Um seinen guten Willen zu zeigen, besorgt der freundliche junge Mann mir einen neuen Akku. Ich habe ihn getestet, doch er hält auch nicht länger als der alte. Als ich erneut reklamiere, schickt mir der freundliche Verkäufer die Nachricht, dass er meine Reklamation weitergeleitetet hat. Seither habe ich nichts mehr von ihm gehört.

Jetzt habe ich jetzt nicht nur meine eigenen Termine, sondern auch die meines Akkus im Blick. Dabei könnte mir mein Smartphone helfen, wenn ich es ließe. Doch das kann problematisch werden: Wenn der Akku leer ist, kann ich leider auch meine Termine nicht mehr abrufen. Dabei verlasse ich mich lieber auf meinen Taschenkalender. Der funktioniert auch ohne Strom.

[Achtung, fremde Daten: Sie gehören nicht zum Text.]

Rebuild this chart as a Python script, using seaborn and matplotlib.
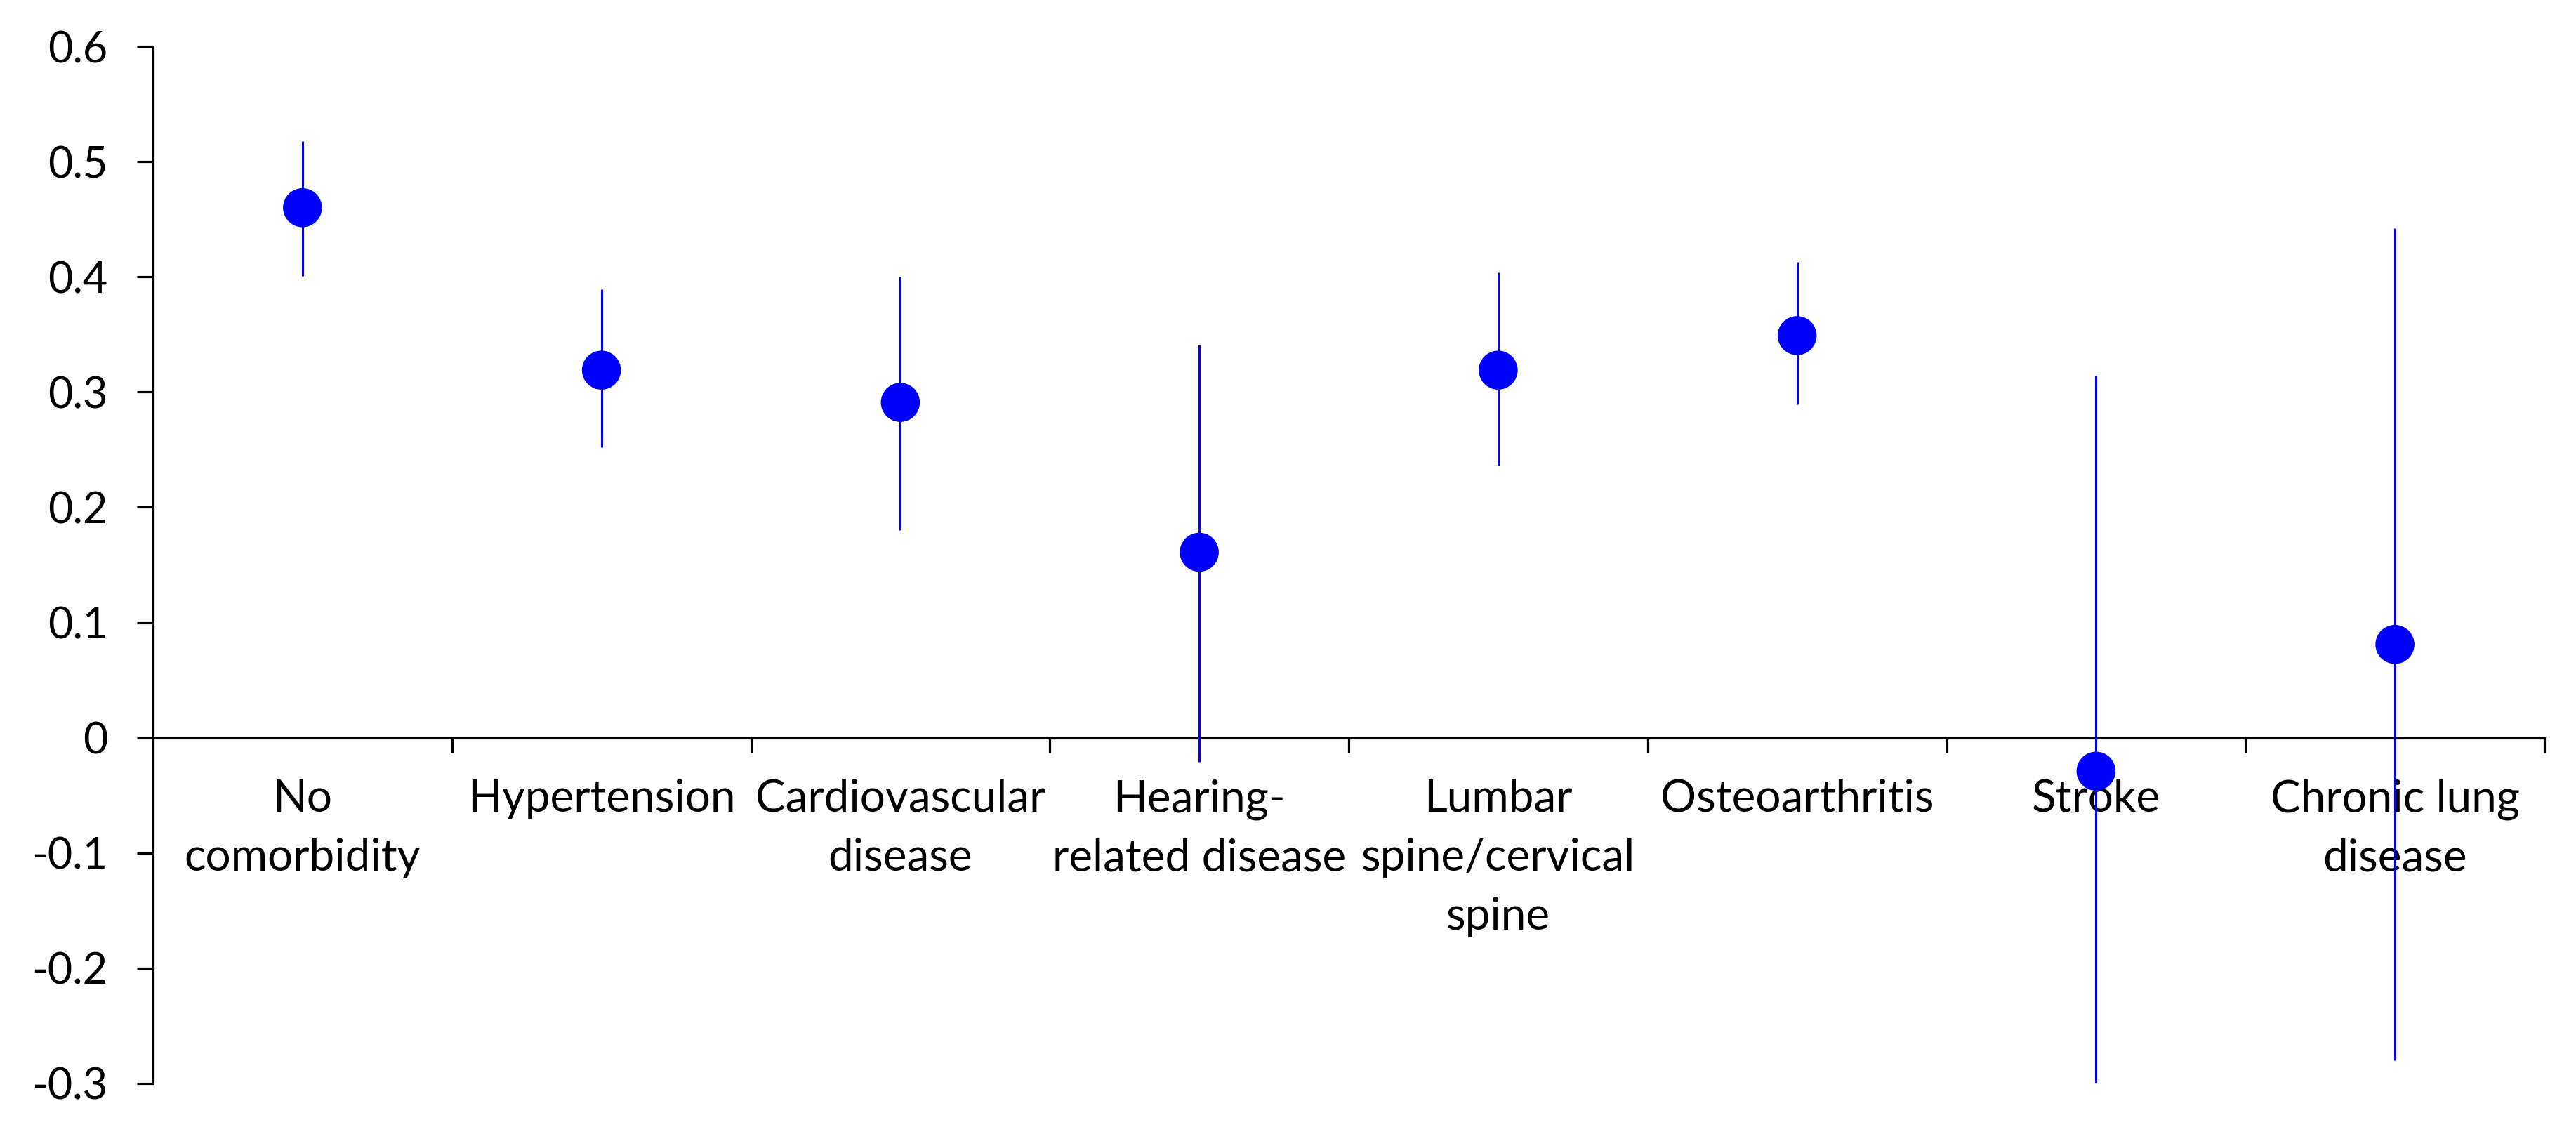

Mein Smartphone leider nicht. Wenn wir am nächsten Tag unterwegs sein wollen und keine Steckdose in Reichweite ist, muss ich es vorher füttern – aber möglichst erst, wenn der Akku ganz leer ist. Und möglichst in der Nacht. Denn während des Aufladens möchte es in Ruhe gelassen werden, damit das Aufladeergebnis nicht beeinträchtigt wird und der Akku länger hält. Auch ein Handy braucht eben seine Auszeiten. Das verstehe ich. Aber vielleicht will ich lieber mein altes Handy zurück.